Le feu tricolore clignote et passe au rouge, nous nous sommes arrêtés. Les moteurs ronflent, les klaxons s’impatientent, les piétons se faufilent entre les voitures.
Au milieu de ce tumulte, un homme malvoyant, canne blanche en main, guidé par une fillette, tous deux avancent lentement. Il traverse sans voir la couleur du feu, guidé par les sons, les pas autour de lui, et peut-être un peu par la confiance qu’il a appris à cultiver.
Oui cette scène nous est familière, mais bien trop souvent nous ne la percevons pas sous cet angle, avec humanité. Banale pour certains, cette scène est bouleversante pour qui prend le temps de la regarder. Ces personnes, ce sont les membres d’une communauté silencieuse et courageuse.
Selon l’Union Malienne des Aveugles (Umav), près de 170 000 Maliens vivent avec une déficience visuelle sévère (données de 2023). La plupart se déplacent sans accompagnement, sans feux sonores, sans trottoirs adaptés. Chaque traversée de route devient pour eux un acte de foi, une petite victoire sur l’indifférence ambiante.
Pourtant, derrière ces silhouettes fragiles au milieu des embouteillages, il y a des vies pleines de force et de dignité. Certains travaillent, oui il y a encore des métiers qui sont à leur portée : standardistes, enseignants ou musiciens. Leur donner du travail c’est faire en sorte qu’ils ne se considèrent pas comme des victimes, mais comme des citoyens à part entière.

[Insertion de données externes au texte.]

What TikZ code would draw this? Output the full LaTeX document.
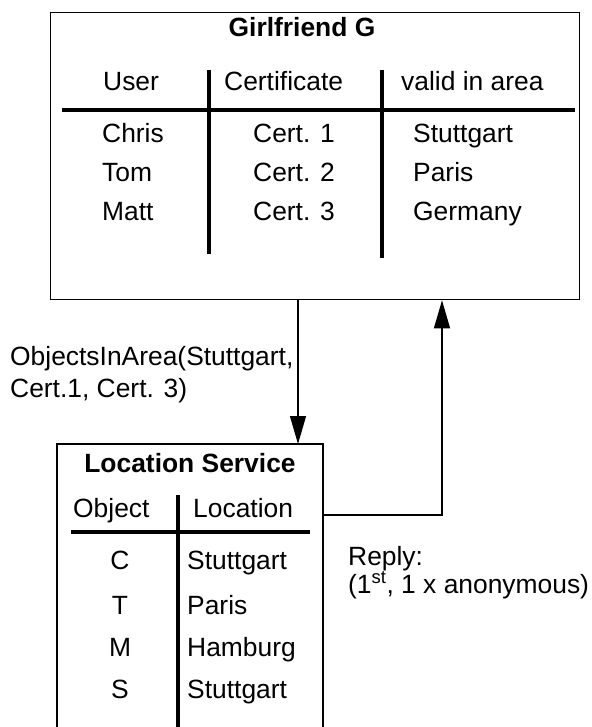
\documentclass[tikz,border=0pt]{standalone}
\usepackage{fontspec}
\setmainfont{Liberation Sans}
\usetikzlibrary{arrows.meta}
\begin{document}
\begin{tikzpicture}[x=1pt,y=-1pt,
  txt/.style={inner sep=0pt,anchor=base west,font=\fontsize{26.4}{30}\selectfont},
  ctxt/.style={inner sep=0pt,anchor=base,font=\fontsize{26.4}{30}\selectfont},
  ttl/.style={inner sep=0pt,anchor=base,font=\fontsize{26.4}{30}\selectfont\bfseries},
  frame/.style={draw,line width=1.3pt},
  rule/.style={line width=4.5pt},
  flow/.style={line width=1.3pt,-{Triangle[length=28pt,width=16pt]}}]
\useasboundingbox (0,0) rectangle (591,727);

% Girlfriend G with its certificate table
\node[frame,inner sep=0pt,minimum width=529pt,minimum height=287pt,anchor=north west] (gf) at (50,12) {};
\node[ttl] (gftitle) at (302,37) {Girlfriend G};
\node[txt] (hUser) at (103,91) {User};
\node[txt] (hCert) at (224,91) {Certificate};
\node[txt] (hArea) at (401,91) {valid in area};
\draw[rule] (62,110) -- (575,110);
\draw[rule] (209,70) -- (209,254);
\draw[rule] (382,70) -- (382,258);
\node[txt] (u1) at (102,143) {Chris};
\node[txt] (u2) at (102,182) {Tom};
\node[txt] (u3) at (102,221) {Matt};
\node[txt] (c1) at (253,143) {Cert. 1};
\node[txt] (c2) at (253,182) {Cert. 2};
\node[txt] (c3) at (253,221) {Cert. 3};
\node[txt] (a1) at (413,143) {Stuttgart};
\node[txt] (a2) at (413,182) {Paris};
\node[txt] (a3) at (413,221) {Germany};

% Location Service, open at the bottom
\coordinate (lsbl) at (57,740);
\coordinate (lsbr) at (323,740);
\coordinate (lstl) at (57,444);
\coordinate (lstr) at (323,444);
\draw[line width=1.3pt] (lsbl) -- (lstl) -- (lstr) -- (lsbr);
\node[ttl] (lstitle) at (190,472) {Location Service};
\node[txt] (hObj) at (73,517) {Object};
\node[txt] (hLoc) at (193,517) {Location};
\draw[rule] (71,532) -- (310,532);
\draw[rule] (178,495) -- (178,740);
\node[ctxt] (o1) at (120,569) {C};
\node[ctxt] (o2) at (120,614) {T};
\node[ctxt] (o3) at (120,656) {M};
\node[ctxt] (o4) at (120,698) {S};
\node[txt] (l1) at (187,569) {Stuttgart};
\node[txt] (l2) at (187,614) {Paris};
\node[txt] (l3) at (187,656) {Hamburg};
\node[txt] (l4) at (187,698) {Stuttgart};

% request and reply
\coordinate (reqtop) at (298,299);
\draw[flow] (reqtop) -- (lstl -| reqtop);
\coordinate (repstart) at (323,515);
\coordinate (repcorner) at (442,515);
\draw[flow] (repstart) -- (repcorner) -- (repcorner |- gf.south);
\node[txt] (req1) at (10,365) {ObjectsInArea(Stuttgart,};
\node[txt] (req2) at (10,397) {Cert.1, Cert. 3)};
\node[txt] (rep1) at (348,565) {Reply:};
\node[txt] (rep2) at (348,593) {(1\textsuperscript{st}, 1 x anonymous)};
\end{tikzpicture}
\end{document}
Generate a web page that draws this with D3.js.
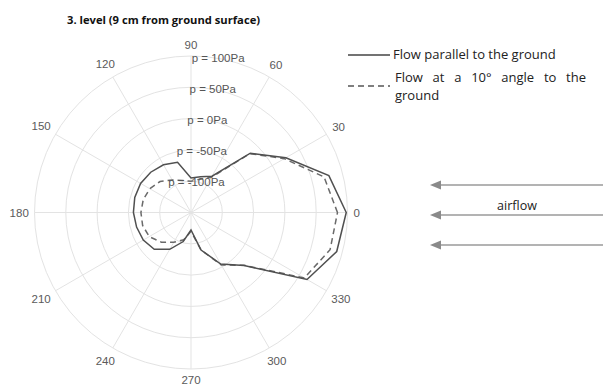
<!DOCTYPE html>
<html>
<head>
<meta charset="utf-8">
<script src="https://cdn.jsdelivr.net/npm/d3@7"></script>
<style>
  html, body { margin: 0; padding: 0; background: #fff; }
  svg { display: block; }
</style>
</head>
<body>
<svg id="chart" width="603" height="387"></svg>
<script>
// ---- data ----
const angles = [0, 15, 30, 45, 60, 75, 90, 105, 120, 135, 150, 165, 180, 195, 210, 225, 240, 255, 270, 285, 300, 315, 330, 345];
const parallelFlow = [98, 78, 25, -16, -83, -91, -95, -67, -62, -59, -57, -57, -58, -60, -62, -67, -82, -102, -122, -88, -55, -30, 64, 91];
const angledFlow   = [84, 70, 22, -17, -85, -95, -100, -97, -90, -80, -74, -71, -70, -70, -73, -83, -95, -105, -120, -88, -53, -31, 59, 80];
const radialTicks = [-100, -50, 0, 50, 100];
const radialTickLabels = ["p = -100Pa", "p = -50Pa", "p = 0Pa", "p = 50Pa", "p = 100Pa"];
const angleTicks = [0, 30, 60, 90, 120, 150, 180, 210, 240, 270, 300, 330];
const seriesNames = ["Flow parallel to the ground", "Flow at a 10° angle to the ground"];
const title = "3. level (9 cm from ground surface)";
const arrowLabel = "airflow";

// ---- layout ----
const svg = d3.select("#chart");
const cx = 191, cy = 212.5, R = 156.5;
const r = d3.scaleLinear().domain([-150, 100]).range([0, R]);
const rad = d => d * Math.PI / 180;
const px = (deg, rr) => cx + rr * Math.cos(rad(deg));
const py = (deg, rr) => cy - rr * Math.sin(rad(deg));

const g = svg.append("g");
const gridColor = "#e3e3e3";

// rings
g.selectAll("circle.ring").data(radialTicks).join("circle")
  .attr("cx", cx).attr("cy", cy).attr("r", d => r(d))
  .attr("fill", "none").attr("stroke", gridColor).attr("stroke-width", 1);

// spokes
g.selectAll("line.spoke").data(angleTicks).join("line")
  .attr("x1", cx).attr("y1", cy)
  .attr("x2", d => px(d, R)).attr("y2", d => py(d, R))
  .attr("stroke", gridColor).attr("stroke-width", 1);

// angle labels
const labFont = "'Liberation Sans', Arial, sans-serif";
const labOff = d => 6 + Math.abs(Math.cos(rad(d))) * String(d).length * 3.1 + Math.abs(Math.sin(rad(d))) * 5;
g.selectAll("text.ang").data(angleTicks).join("text")
  .attr("x", d => px(d, R + labOff(d)))
  .attr("y", d => py(d, R + labOff(d)))
  .attr("text-anchor", "middle").attr("dominant-baseline", "central")
  .attr("font-family", labFont).attr("font-size", 11.5).attr("fill", "#5a5a5a")
  .text(d => d);

// series lines
const line = d3.lineRadial().curve(d3.curveLinearClosed)
  .angle(d => Math.PI / 2 - rad(d[0]))
  .radius(d => r(d[1]));

const lines = g.append("g").attr("transform", `translate(${cx},${cy})`);
lines.append("path")
  .attr("d", line(angles.map((a, i) => [a, angledFlow[i]])))
  .attr("fill", "none").attr("stroke", "#6a6a6a").attr("stroke-width", 1.5)
  .attr("stroke-dasharray", "6,4");
lines.append("path")
  .attr("d", line(angles.map((a, i) => [a, parallelFlow[i]])))
  .attr("fill", "none").attr("stroke", "#505050").attr("stroke-width", 1.5);

// radial tick labels at 80 deg
g.selectAll("text.rl").data(radialTicks).join("text")
  .attr("x", d => px(80, r(d))).attr("y", d => py(80, r(d)))
  .attr("text-anchor", "middle").attr("dominant-baseline", "central")
  .attr("font-family", labFont).attr("font-size", 11.5).attr("fill", "#555")
  .text((d, i) => radialTickLabels[i]);

// title
svg.append("text").attr("x", 67).attr("y", 19)
  .attr("dominant-baseline", "central")
  .attr("font-family", "'Open Sans', sans-serif").attr("font-weight", "bold")
  .attr("font-size", 11.2).attr("fill", "#111").text(title);

// legend
const legFont = "'Open Sans', sans-serif";
const legSize = 13;
const leg = svg.append("g");
leg.append("line").attr("x1", 348).attr("x2", 390).attr("y1", 55).attr("y2", 55)
  .attr("stroke", "#444").attr("stroke-width", 1.3);
leg.append("text").attr("x", 393).attr("y", 54).attr("dominant-baseline", "central")
  .attr("font-family", legFont).attr("font-size", legSize).attr("fill", "#222")
  .text(seriesNames[0]);
leg.append("line").attr("x1", 348).attr("x2", 390).attr("y1", 86).attr("y2", 86)
  .attr("stroke", "#555").attr("stroke-width", 1.3).attr("stroke-dasharray", "6,4");
const words = seriesNames[1].split(" ");
const line1 = words.slice(0, words.length - 1).join(" ");
const line2 = words[words.length - 1];
const t1 = leg.append("text").attr("x", 395).attr("y", 77).attr("dominant-baseline", "central")
  .attr("font-family", legFont).attr("font-size", legSize).attr("fill", "#222")
  .text(line1);
const natural = t1.node().getComputedTextLength();
const gaps = line1.split(" ").length - 1;
t1.attr("word-spacing", Math.max(0, (191 - natural) / gaps));
leg.append("text").attr("x", 395).attr("y", 95).attr("dominant-baseline", "central")
  .attr("font-family", legFont).attr("font-size", legSize).attr("fill", "#222")
  .text(line2);

// airflow arrows
const arrowY = [185, 215, 245];
const arr = svg.append("g");
arr.selectAll("line").data(arrowY).join("line")
  .attr("x1", 603).attr("x2", 438).attr("y1", d => d).attr("y2", d => d)
  .attr("stroke", "#9a9a9a").attr("stroke-width", 1.5);
arr.selectAll("path").data(arrowY).join("path")
  .attr("d", d => `M430,${d} L441,${d - 4.5} L441,${d + 4.5} Z`)
  .attr("fill", "#8a8a8a");
svg.append("text").attr("x", 517).attr("y", 205)
  .attr("text-anchor", "middle").attr("dominant-baseline", "central")
  .attr("font-family", legFont).attr("font-size", 12.5).attr("fill", "#222")
  .text(arrowLabel);
</script>
</body>
</html>
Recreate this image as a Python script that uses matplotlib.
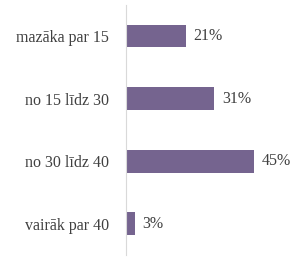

À Bamako, pour exemple, le Centre de Formation pour les Aveugles (CFA) forme chaque année des dizaines de jeunes à des métiers manuels, tandis que l’Institut des Jeunes Aveugles du Mali (IJA), fondé en 1972, continue d’éduquer des enfants au braille, à la mobilité et à la confiance en soi.
Et pourtant, dans les rues, sur les trottoirs, dans les transports, peu de choses sont encore pensées pour eux. Les feux tricolores ne sont pas équipés de signaux sonores, les trottoirs sont souvent encombrés, les passages piétons inexistants sur certains axes ou trop éloignés. Ce que l’on voit, ce sont ces cannes qui tâtonnent sur le bitume, ces pas hésitants au bord de la circulation, ces regards absents qui cherchent malgré tout à comprendre le mouvement du monde.
L’accès à l’emploi, aux transports, à l’éducation inclusive, tout cela demande encore du temps, de la volonté et surtout une transformation du regard collectif pour leur bien-être.